Balance sheets understate the scale of complexity in the financial system

1086

According to the latest data from the Bank for International Settlements, the central bankers’ central bank, the total amount of outstanding derivative contracts has declined from a 2012 peak of $700tn to about $550tn. To put this into perspective, the figure has fallen from just under three times the value of all the assets in the world to a little over twice the value.

The largest element is interest rate swaps followed by foreign exchange derivatives. Credit default swaps, the instrument at the heart of the 2008 global financial crisis, are now relatively small — if you can accustom yourself to a world in which $15tn is a small number. It is only slightly less than the US gross domestic product (a little more than $18tn in the final quarter of 2015).

Two banks, JPMorgan and Deutsche Bank, account for about 20 per cent of total global derivatives exposure. Each has more than $50tn potentially at risk. The current market capitalisation of JP Morgan is about $200bn (roughly its book value); that of Deutsche, $23bn (about one third of book value). From one perspective, Deutsche Bank is leveraged 2,000 times. Imagine promising to buy a house for $2,000 with assets of $1.

Before you head for the hills, or the bunker, understand that there is no possibility that these banks could actually lose $50tn. The risks associated with these exposures are largely netted out — that is, they offset each other. As you promised to buy the house in question, you also promised to sell it: though not necessarily at just the same time or price or to the same person. That mismatch is the source of potential profit.

How effectively are these positions netted? Your guess is as good as mine, and probably not much worse than those in charge of these institutions. We are reliant on their risk modelling but these models break down in precisely the extreme situations they are designed to protect us against.

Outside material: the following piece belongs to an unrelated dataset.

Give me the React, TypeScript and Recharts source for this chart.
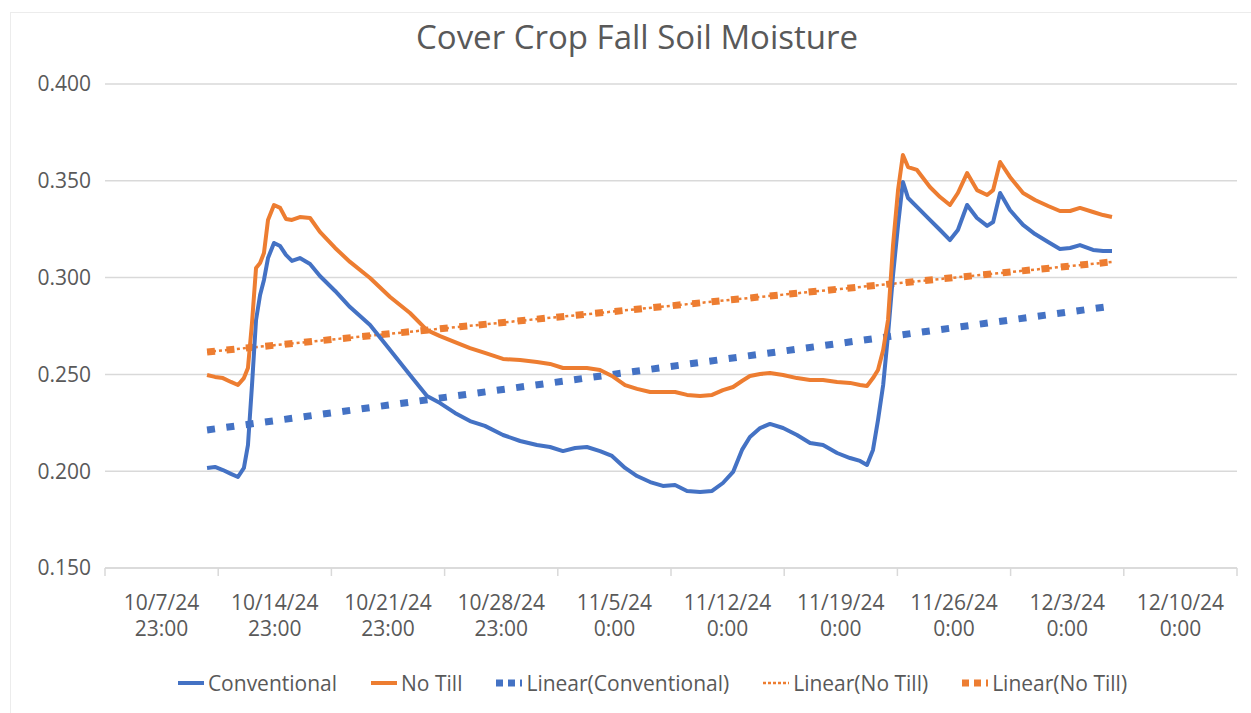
import React from "react";
import {
  LineChart,
  Line,
  XAxis,
  YAxis,
  CartesianGrid,
  Legend,
} from "recharts";

// days since 10/7/24 23:00
const days = [
  6.31, 6.8, 7.29, 7.79, 8.22, 8.59, 8.84, 9.09, 9.34, 9.59, 9.83, 10.08,
  10.45, 10.83, 11.19, 11.56, 12.05, 12.68, 13.29, 14.23, 15.15, 16.39, 17.63,
  18.86, 19.91, 20.72, 21.64, 22.57, 23.49, 24.61, 25.67, 26.71, 27.52, 28.32,
  29.07, 29.8, 30.61, 31.35, 32.16, 32.9, 33.71, 34.5, 35.25, 35.99, 36.8,
  37.54, 38.21, 38.84, 39.39, 39.88, 40.51, 41.12, 41.93, 42.79, 43.6, 44.4,
  45.27, 46.07, 46.69, 47.12, 47.49, 47.8, 48.12, 48.42, 48.73, 49.04, 49.34,
  49.66, 50.21, 51.01, 51.64, 52.25, 52.74, 53.31, 53.92, 54.55, 54.92, 55.35,
  55.96, 56.77, 57.51, 58.32, 59.05, 59.68, 60.29, 61.1, 61.72, 62.27,
];

const conventional = [
  0.2017, 0.2022, 0.2006, 0.1986, 0.197, 0.2017, 0.2135, 0.2445, 0.2781,
  0.291, 0.2988, 0.3101, 0.3179, 0.3163, 0.3117, 0.3086, 0.3101, 0.307,
  0.3008, 0.2931, 0.2848, 0.2755, 0.2626, 0.2497, 0.2389, 0.2352, 0.2301,
  0.2259, 0.2234, 0.2187, 0.2156, 0.2135, 0.2125, 0.2104, 0.212, 0.2125,
  0.2104, 0.2079, 0.2017, 0.1975, 0.1944, 0.1924, 0.1929, 0.1898, 0.1893,
  0.1898, 0.1939, 0.1996, 0.211, 0.2177, 0.2223, 0.2244, 0.2223, 0.2187,
  0.2146, 0.2135, 0.2094, 0.2068, 0.2053, 0.2032, 0.211, 0.2264, 0.2445,
  0.2704, 0.3013, 0.3272, 0.3494, 0.3411, 0.3365, 0.3298, 0.3246, 0.3194,
  0.3246, 0.3375, 0.3308, 0.3267, 0.3287, 0.3437, 0.3349, 0.3272, 0.3225,
  0.3184, 0.3148, 0.3153, 0.3168, 0.3143, 0.3137, 0.3137,
];

const noTill = [
  0.2497, 0.2487, 0.2481, 0.2461, 0.2445, 0.2481, 0.2533, 0.2766, 0.305,
  0.3075, 0.3127, 0.3298, 0.3375, 0.336, 0.3303, 0.3298, 0.3313, 0.3308,
  0.3236, 0.3153, 0.3081, 0.2998, 0.29, 0.2817, 0.2729, 0.2698, 0.2667,
  0.2636, 0.2611, 0.258, 0.2574, 0.2564, 0.2554, 0.2533, 0.2533, 0.2533,
  0.2523, 0.2492, 0.2445, 0.2425, 0.2409, 0.2409, 0.2409, 0.2394, 0.2388,
  0.2394, 0.2419, 0.2435, 0.2466, 0.2492, 0.2502, 0.2507, 0.2497, 0.2481,
  0.2471, 0.2471, 0.2461, 0.2456, 0.2445, 0.244, 0.2481, 0.2523, 0.2626,
  0.2781, 0.3168, 0.3452, 0.3633, 0.3571, 0.3556, 0.3468, 0.3416, 0.3375,
  0.3437, 0.354, 0.3452, 0.3427, 0.3452, 0.3597, 0.352, 0.3437, 0.3401,
  0.337, 0.3344, 0.3344, 0.336, 0.3339, 0.3323, 0.3313,
];

// trend line ends (first and last reading)
const conventionalTrend = [0.2213, 0.2853];
const noTillTrend = [0.2616, 0.3081];

const dateLabels = [
  "10/7/24", "10/14/24", "10/21/24", "10/28/24", "11/5/24",
  "11/12/24", "11/19/24", "11/26/24", "12/3/24", "12/10/24",
];
const timeLabels = [
  "23:00", "23:00", "23:00", "23:00", "0:00",
  "0:00", "0:00", "0:00", "0:00", "0:00",
];
const xTicks = [0, 7, 14, 21, 28, 35, 42, 49, 56, 63, 70];
const yTicks = [0.15, 0.2, 0.25, 0.3, 0.35, 0.4];

const BLUE = "#4472C4";
const ORANGE = "#ED7D31";
const TEXT = "#595959";
const GRID = "#d9d9d9";
const FONT = "'Open Sans', sans-serif";

const WIDTH = 1251;
const HEIGHT = 713;
const MARGIN = { top: 84, right: 14, bottom: 0, left: 0 };
const Y_AXIS_WIDTH = 105;
const HALF_STEP = (WIDTH - MARGIN.right - Y_AXIS_WIDTH) / 20;

const last = days.length - 1;
const data = days.map((day, i) => ({
  day,
  conventional: conventional[i],
  noTill: noTill[i],
  conventionalTrend:
    i === 0 ? conventionalTrend[0] : i === last ? conventionalTrend[1] : null,
  noTillTrend: i === 0 ? noTillTrend[0] : i === last ? noTillTrend[1] : null,
}));

function DateTick({ x, payload }: any) {
  const idx = Math.round(payload.value / 7);
  if (idx >= dateLabels.length) return null;
  return (
    <text
      x={x + HALF_STEP}
      textAnchor="middle"
      fill={TEXT}
      fontSize={21}
      fontFamily={FONT}
    >
      <tspan x={x + HALF_STEP} y={610}>
        {dateLabels[idx]}
      </tspan>
      <tspan x={x + HALF_STEP} y={636}>
        {timeLabels[idx]}
      </tspan>
    </text>
  );
}

const legendItems = [
  { label: "Conventional", color: BLUE, width: 4, dash: undefined },
  { label: "No Till", color: ORANGE, width: 4, dash: undefined },
  { label: "Linear(Conventional)", color: BLUE, width: 7, dash: "7 5" },
  { label: "Linear(No Till)", color: ORANGE, width: 2.5, dash: "3 2" },
  { label: "Linear(No Till)", color: ORANGE, width: 7, dash: "7 5" },
];

function ChartLegend() {
  return (
    <div
      style={{
        display: "flex",
        justifyContent: "center",
        alignItems: "center",
        boxSizing: "border-box",
        paddingLeft: 68,
        paddingBottom: 10,
        height: 50,
        fontFamily: FONT,
        fontSize: 21,
        color: TEXT,
      }}
    >
      {legendItems.map((item, i) => (
        <div
          key={i}
          style={{ display: "flex", alignItems: "center", margin: "0 17px" }}
        >
          <svg width={26} height={10} style={{ marginRight: 4 }}>
            <line
              x1={0}
              y1={5}
              x2={26}
              y2={5}
              stroke={item.color}
              strokeWidth={item.width}
              strokeDasharray={item.dash}
            />
          </svg>
          <span>{item.label}</span>
        </div>
      ))}
    </div>
  );
}

export default function App() {
  return (
    <div
      style={{
        position: "absolute",
        left: 0,
        top: 0,
        width: WIDTH,
        height: HEIGHT,
        overflow: "hidden",
        background: "#fff",
      }}
    >
      <div
        style={{
          position: "absolute",
          left: 10,
          top: 12,
          width: 1300,
          height: 800,
          borderLeft: "1.5px solid #ececec",
          borderTop: "1.5px solid #ececec",
        }}
      />
      <div
        style={{
          position: "absolute",
          left: 637,
          top: 14,
          transform: "translateX(-50%)",
          whiteSpace: "nowrap",
          fontFamily: FONT,
          fontSize: 33,
          color: TEXT,
        }}
      >
        Cover Crop Fall Soil Moisture
      </div>
      <LineChart width={WIDTH} height={HEIGHT} data={data} margin={MARGIN}>
        <CartesianGrid vertical={false} stroke={GRID} strokeWidth={1.5} />
        <XAxis
          type="number"
          dataKey="day"
          domain={[0, 70]}
          ticks={xTicks}
          interval={0}
          height={95}
          axisLine={{ stroke: GRID, strokeWidth: 1.5 }}
          tickLine={{ stroke: GRID, strokeWidth: 1.5 }}
          tickSize={8}
          tick={<DateTick />}
        />
        <YAxis
          domain={[0.15, 0.4]}
          ticks={yTicks}
          width={Y_AXIS_WIDTH}
          axisLine={false}
          tickLine={false}
          tickMargin={8}
          tickFormatter={(v: number) => v.toFixed(3)}
          tick={{ fill: TEXT, fontSize: 21, fontFamily: FONT }}
        />
        <Legend verticalAlign="bottom" content={<ChartLegend />} />
        <Line
          dataKey="conventionalTrend"
          name="Linear(Conventional)"
          stroke={BLUE}
          strokeWidth={7}
          strokeDasharray="8 11.5"
          dot={false}
          connectNulls
          isAnimationActive={false}
        />
        <Line
          dataKey="noTillTrend"
          name="Linear(No Till)"
          stroke={ORANGE}
          strokeWidth={2.5}
          strokeDasharray="3 3"
          dot={false}
          connectNulls
          isAnimationActive={false}
        />
        <Line
          dataKey="noTillTrend"
          name="Linear(No Till) "
          stroke={ORANGE}
          strokeWidth={7}
          strokeDasharray="8 11.5"
          dot={false}
          connectNulls
          isAnimationActive={false}
        />
        <Line
          dataKey="conventional"
          name="Conventional"
          stroke={BLUE}
          strokeWidth={4}
          strokeLinejoin="round"
          dot={false}
          isAnimationActive={false}
        />
        <Line
          dataKey="noTill"
          name="No Till"
          stroke={ORANGE}
          strokeWidth={4}
          strokeLinejoin="round"
          dot={false}
          isAnimationActive={false}
        />
      </LineChart>
    </div>
  );
}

You will not find these figures for derivative exposures in the balance sheets of banks nor do such exposures enter directly into capital adequacy calculations. The apparent lack of impact on balance sheet totals is the product of the combination of fair value accounting and the tradition of judging the security of a bank by the size of its credit exposure (counterparty risk) rather than its economic exposure (loss from market fluctuation).

The fair value today of an agreement that has an equal chance of you paying me £100 or me paying you £100 is zero. Since your promise to pay or receive £100 is marked to market at nil there is no credit risk: you cannot default on a liability to pay nothing.

Under generally accepted accounting principles in the US, you are allowed even to net out exposures to the same counter party in declaring your derivative position. This is not permitted under international financial reporting standards, which is why the balance sheets of American banks appear (misleadingly) to be smaller than those of similar European institutions.

The fundamental problem is accounting at “fair value” when that fair value is the average of a wide range of possible outcomes. The mean of a distribution may itself be an impossible occurrence — there are no families with 1.8 children, for example. And netting offsetting positions may also mislead. There is a large difference between being a dollar millionaire and having assets of $100m and liabilities of $99m.

Accounting practices provide an appearance of precision that may be a poor guide to a world characterised by multiple risks and radical uncertainty. The superficial information we have from balance sheets and capital adequacy calculations understates the scale of complexity and interdependence in the global financial system. Market participants are right to be sceptical, and nervous, about banks.